Cost is the trump card for most arguments in today’s health care world. Spiraling costs and increasing consumer exposure to first-dollar, out of pocket responsibilities through high-deductible plans mean that, presuming safety concerns are addressed, those who can deliver lower-cost services will ultimately prevail. But incorporating those services changes the profession, and no one should have any illusions about the seduction compensated services have against those that aren’t compensated or compensated as well. When a provider’s time with a patient isn’t paid for but a prescription is, what do we think is going to happen over time? When outcomes are measured in terms of symptom reduction, which practices are going to be reinforced?

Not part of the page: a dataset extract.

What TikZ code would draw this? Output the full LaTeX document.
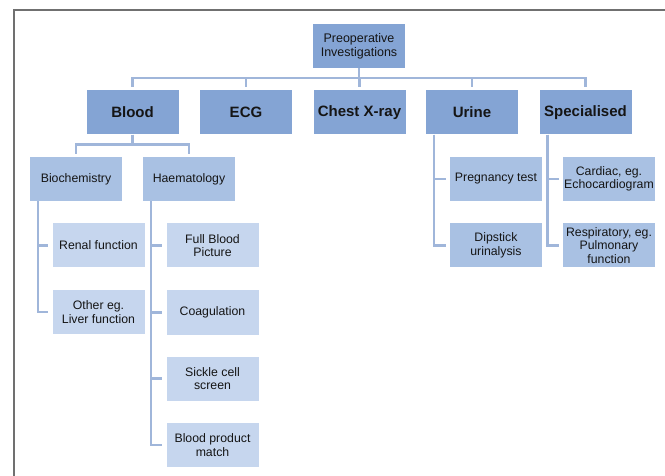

That future isn’t hard to envision, but what’s harder to know at this point is what’s going to happen in consumers’ minds and wallets as a result of all this. With some chiropractors pushing for prescription rights, the same arguments for expanding scope are likely to win at some point. They’ll join the broadening scopes of nurse practitioners and physicians assistants. The likely result? It’s not hard to imagine a scenario where a patient can get prescriptions from five different providers. Some will argue this is ‘integration.’ I will argue that it’s mush. As health care comes to operate more and more along retail marketplace dynamics, differentiation becomes more important than similarities. For those in our profession who seek to fit in, we should be careful about what we assume consumer/patients want when they see a provider in a white lab coat. If fitting in means we homogenize our services, we give others no specific reason to seek us out. It will become all about the person, not about the profession.
And if we do preserve our distinctions but fail to figure out how to successfully describe those differences, their value and defend that with data of our own design and stewardship, we are just going to increase our competition and fade in the public’s eye.
Until we can control for unintended consequences, we should be very, very careful what we think we’re asking for.